» The problem: Copy the listing verbatim, excluding any images found in it.

Extracted data entries:
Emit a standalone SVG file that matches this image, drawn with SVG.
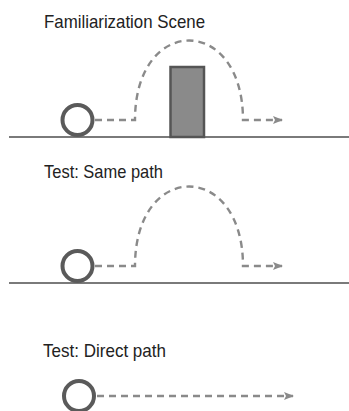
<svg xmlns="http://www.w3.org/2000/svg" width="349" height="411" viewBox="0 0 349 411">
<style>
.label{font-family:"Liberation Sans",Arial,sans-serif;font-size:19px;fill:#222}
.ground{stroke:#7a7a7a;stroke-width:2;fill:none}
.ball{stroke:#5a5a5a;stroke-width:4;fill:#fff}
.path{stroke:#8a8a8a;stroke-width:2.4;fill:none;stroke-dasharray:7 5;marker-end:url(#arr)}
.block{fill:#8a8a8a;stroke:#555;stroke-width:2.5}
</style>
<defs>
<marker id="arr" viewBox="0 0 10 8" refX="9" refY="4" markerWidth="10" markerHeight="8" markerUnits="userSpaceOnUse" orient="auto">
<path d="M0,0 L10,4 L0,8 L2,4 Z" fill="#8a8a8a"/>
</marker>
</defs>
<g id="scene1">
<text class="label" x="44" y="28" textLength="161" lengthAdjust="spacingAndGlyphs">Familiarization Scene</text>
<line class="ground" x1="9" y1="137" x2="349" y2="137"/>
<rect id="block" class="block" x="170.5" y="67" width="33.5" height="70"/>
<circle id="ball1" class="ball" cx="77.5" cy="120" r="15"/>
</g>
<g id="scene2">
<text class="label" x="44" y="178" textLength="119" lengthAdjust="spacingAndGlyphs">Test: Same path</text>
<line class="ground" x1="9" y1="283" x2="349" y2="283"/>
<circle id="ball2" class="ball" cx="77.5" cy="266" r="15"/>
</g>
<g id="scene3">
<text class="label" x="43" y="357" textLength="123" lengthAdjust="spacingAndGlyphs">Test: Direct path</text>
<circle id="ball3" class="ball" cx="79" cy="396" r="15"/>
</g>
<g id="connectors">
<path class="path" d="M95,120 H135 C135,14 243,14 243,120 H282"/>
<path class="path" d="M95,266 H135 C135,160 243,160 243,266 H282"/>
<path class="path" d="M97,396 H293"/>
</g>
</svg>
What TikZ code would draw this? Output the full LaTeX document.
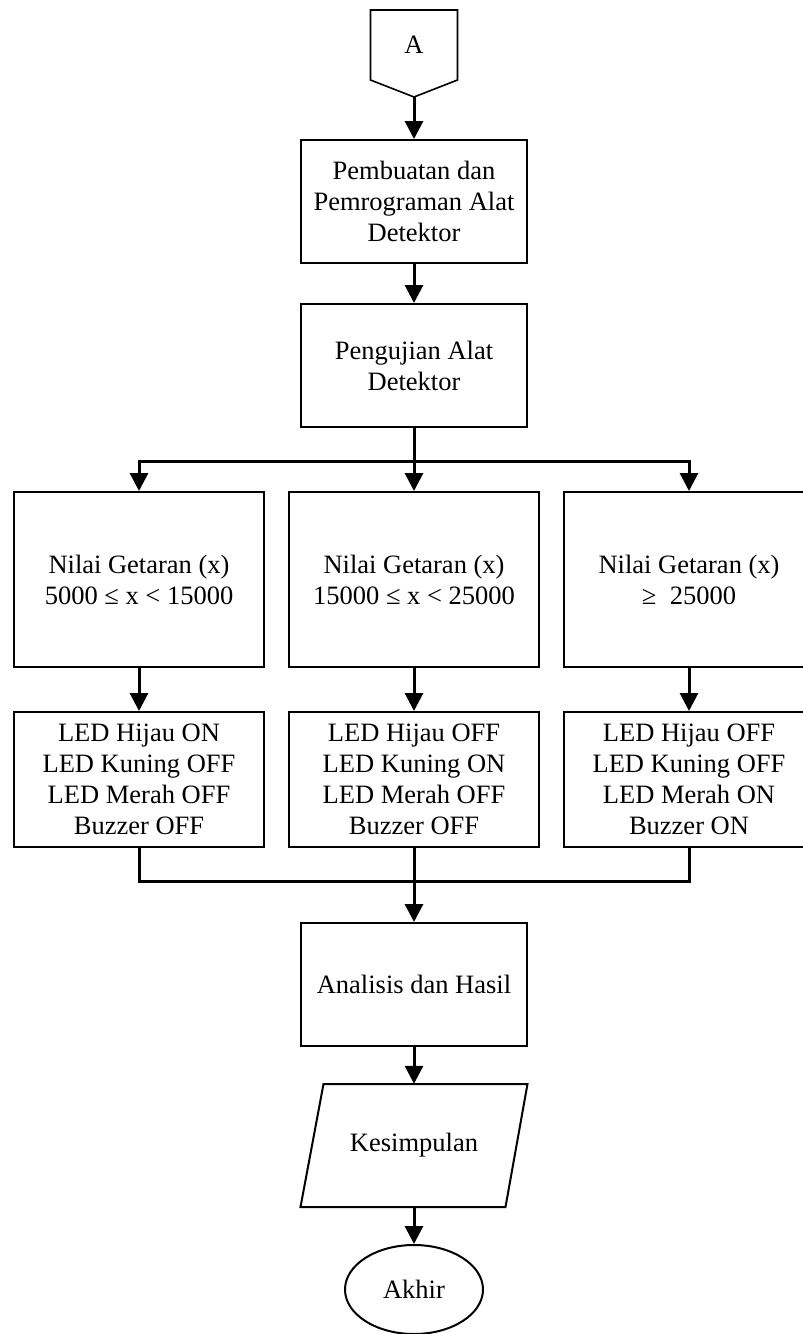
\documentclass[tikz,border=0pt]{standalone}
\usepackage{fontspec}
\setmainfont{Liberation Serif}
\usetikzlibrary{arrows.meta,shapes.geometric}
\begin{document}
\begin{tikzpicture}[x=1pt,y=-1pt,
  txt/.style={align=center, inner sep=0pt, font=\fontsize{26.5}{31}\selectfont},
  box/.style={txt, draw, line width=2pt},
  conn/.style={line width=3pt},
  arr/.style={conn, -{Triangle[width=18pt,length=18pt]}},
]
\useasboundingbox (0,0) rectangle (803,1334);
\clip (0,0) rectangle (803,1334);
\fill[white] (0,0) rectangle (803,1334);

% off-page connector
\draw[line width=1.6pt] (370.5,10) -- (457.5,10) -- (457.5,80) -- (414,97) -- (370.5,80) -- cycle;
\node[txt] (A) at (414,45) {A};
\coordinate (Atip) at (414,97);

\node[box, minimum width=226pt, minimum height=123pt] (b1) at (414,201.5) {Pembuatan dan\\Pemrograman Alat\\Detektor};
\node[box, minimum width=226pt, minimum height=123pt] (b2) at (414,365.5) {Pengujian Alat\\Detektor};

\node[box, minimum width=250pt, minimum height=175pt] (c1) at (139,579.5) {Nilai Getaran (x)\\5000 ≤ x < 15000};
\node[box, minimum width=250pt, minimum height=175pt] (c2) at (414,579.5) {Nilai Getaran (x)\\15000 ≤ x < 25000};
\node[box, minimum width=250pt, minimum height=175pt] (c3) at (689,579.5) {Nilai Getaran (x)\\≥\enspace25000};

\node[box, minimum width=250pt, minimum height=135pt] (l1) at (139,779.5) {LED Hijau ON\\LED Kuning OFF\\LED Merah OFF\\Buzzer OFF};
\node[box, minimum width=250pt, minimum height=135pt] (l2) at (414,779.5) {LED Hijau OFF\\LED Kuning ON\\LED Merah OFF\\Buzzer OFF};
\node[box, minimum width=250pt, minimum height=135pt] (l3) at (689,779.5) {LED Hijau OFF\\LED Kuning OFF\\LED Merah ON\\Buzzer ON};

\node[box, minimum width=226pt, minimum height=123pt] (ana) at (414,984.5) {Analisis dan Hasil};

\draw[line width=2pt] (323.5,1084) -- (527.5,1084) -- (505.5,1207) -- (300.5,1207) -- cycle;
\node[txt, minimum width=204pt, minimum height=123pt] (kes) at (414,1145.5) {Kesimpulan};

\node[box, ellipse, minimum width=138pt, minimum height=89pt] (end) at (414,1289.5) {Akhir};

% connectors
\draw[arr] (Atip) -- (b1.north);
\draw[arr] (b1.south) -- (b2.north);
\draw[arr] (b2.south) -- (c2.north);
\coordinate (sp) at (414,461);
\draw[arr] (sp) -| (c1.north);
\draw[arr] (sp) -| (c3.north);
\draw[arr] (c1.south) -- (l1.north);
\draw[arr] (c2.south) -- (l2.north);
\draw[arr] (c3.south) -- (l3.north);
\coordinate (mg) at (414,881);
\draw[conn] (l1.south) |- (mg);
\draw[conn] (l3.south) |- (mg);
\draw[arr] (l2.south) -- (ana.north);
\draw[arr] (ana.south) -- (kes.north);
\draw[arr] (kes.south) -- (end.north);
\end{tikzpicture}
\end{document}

» Complete output:
Emit a standalone SVG file that matches this image, drawn with SVG.
<svg xmlns="http://www.w3.org/2000/svg" width="349" height="411" viewBox="0 0 349 411">
<style>
.label{font-family:"Liberation Sans",Arial,sans-serif;font-size:19px;fill:#222}
.ground{stroke:#7a7a7a;stroke-width:2;fill:none}
.ball{stroke:#5a5a5a;stroke-width:4;fill:#fff}
.path{stroke:#8a8a8a;stroke-width:2.4;fill:none;stroke-dasharray:7 5;marker-end:url(#arr)}
.block{fill:#8a8a8a;stroke:#555;stroke-width:2.5}
</style>
<defs>
<marker id="arr" viewBox="0 0 10 8" refX="9" refY="4" markerWidth="10" markerHeight="8" markerUnits="userSpaceOnUse" orient="auto">
<path d="M0,0 L10,4 L0,8 L2,4 Z" fill="#8a8a8a"/>
</marker>
</defs>
<g id="scene1">
<text class="label" x="44" y="28" textLength="161" lengthAdjust="spacingAndGlyphs">Familiarization Scene</text>
<line class="ground" x1="9" y1="137" x2="349" y2="137"/>
<rect id="block" class="block" x="170.5" y="67" width="33.5" height="70"/>
<circle id="ball1" class="ball" cx="77.5" cy="120" r="15"/>
</g>
<g id="scene2">
<text class="label" x="44" y="178" textLength="119" lengthAdjust="spacingAndGlyphs">Test: Same path</text>
<line class="ground" x1="9" y1="283" x2="349" y2="283"/>
<circle id="ball2" class="ball" cx="77.5" cy="266" r="15"/>
</g>
<g id="scene3">
<text class="label" x="43" y="357" textLength="123" lengthAdjust="spacingAndGlyphs">Test: Direct path</text>
<circle id="ball3" class="ball" cx="79" cy="396" r="15"/>
</g>
<g id="connectors">
<path class="path" d="M95,120 H135 C135,14 243,14 243,120 H282"/>
<path class="path" d="M95,266 H135 C135,160 243,160 243,266 H282"/>
<path class="path" d="M97,396 H293"/>
</g>
</svg>
What TikZ code would draw this? Output the full LaTeX document.
\documentclass[tikz,border=0pt]{standalone}
\usepackage{fontspec}
\setmainfont{Liberation Serif}
\usetikzlibrary{arrows.meta,shapes.geometric}
\begin{document}
\begin{tikzpicture}[x=1pt,y=-1pt,
  txt/.style={align=center, inner sep=0pt, font=\fontsize{26.5}{31}\selectfont},
  box/.style={txt, draw, line width=2pt},
  conn/.style={line width=3pt},
  arr/.style={conn, -{Triangle[width=18pt,length=18pt]}},
]
\useasboundingbox (0,0) rectangle (803,1334);
\clip (0,0) rectangle (803,1334);
\fill[white] (0,0) rectangle (803,1334);

% off-page connector
\draw[line width=1.6pt] (370.5,10) -- (457.5,10) -- (457.5,80) -- (414,97) -- (370.5,80) -- cycle;
\node[txt] (A) at (414,45) {A};
\coordinate (Atip) at (414,97);

\node[box, minimum width=226pt, minimum height=123pt] (b1) at (414,201.5) {Pembuatan dan\\Pemrograman Alat\\Detektor};
\node[box, minimum width=226pt, minimum height=123pt] (b2) at (414,365.5) {Pengujian Alat\\Detektor};

\node[box, minimum width=250pt, minimum height=175pt] (c1) at (139,579.5) {Nilai Getaran (x)\\5000 ≤ x < 15000};
\node[box, minimum width=250pt, minimum height=175pt] (c2) at (414,579.5) {Nilai Getaran (x)\\15000 ≤ x < 25000};
\node[box, minimum width=250pt, minimum height=175pt] (c3) at (689,579.5) {Nilai Getaran (x)\\≥\enspace25000};

\node[box, minimum width=250pt, minimum height=135pt] (l1) at (139,779.5) {LED Hijau ON\\LED Kuning OFF\\LED Merah OFF\\Buzzer OFF};
\node[box, minimum width=250pt, minimum height=135pt] (l2) at (414,779.5) {LED Hijau OFF\\LED Kuning ON\\LED Merah OFF\\Buzzer OFF};
\node[box, minimum width=250pt, minimum height=135pt] (l3) at (689,779.5) {LED Hijau OFF\\LED Kuning OFF\\LED Merah ON\\Buzzer ON};

\node[box, minimum width=226pt, minimum height=123pt] (ana) at (414,984.5) {Analisis dan Hasil};

\draw[line width=2pt] (323.5,1084) -- (527.5,1084) -- (505.5,1207) -- (300.5,1207) -- cycle;
\node[txt, minimum width=204pt, minimum height=123pt] (kes) at (414,1145.5) {Kesimpulan};

\node[box, ellipse, minimum width=138pt, minimum height=89pt] (end) at (414,1289.5) {Akhir};

% connectors
\draw[arr] (Atip) -- (b1.north);
\draw[arr] (b1.south) -- (b2.north);
\draw[arr] (b2.south) -- (c2.north);
\coordinate (sp) at (414,461);
\draw[arr] (sp) -| (c1.north);
\draw[arr] (sp) -| (c3.north);
\draw[arr] (c1.south) -- (l1.north);
\draw[arr] (c2.south) -- (l2.north);
\draw[arr] (c3.south) -- (l3.north);
\coordinate (mg) at (414,881);
\draw[conn] (l1.south) |- (mg);
\draw[conn] (l3.south) |- (mg);
\draw[arr] (l2.south) -- (ana.north);
\draw[arr] (ana.south) -- (kes.north);
\draw[arr] (kes.south) -- (end.north);
\end{tikzpicture}
\end{document}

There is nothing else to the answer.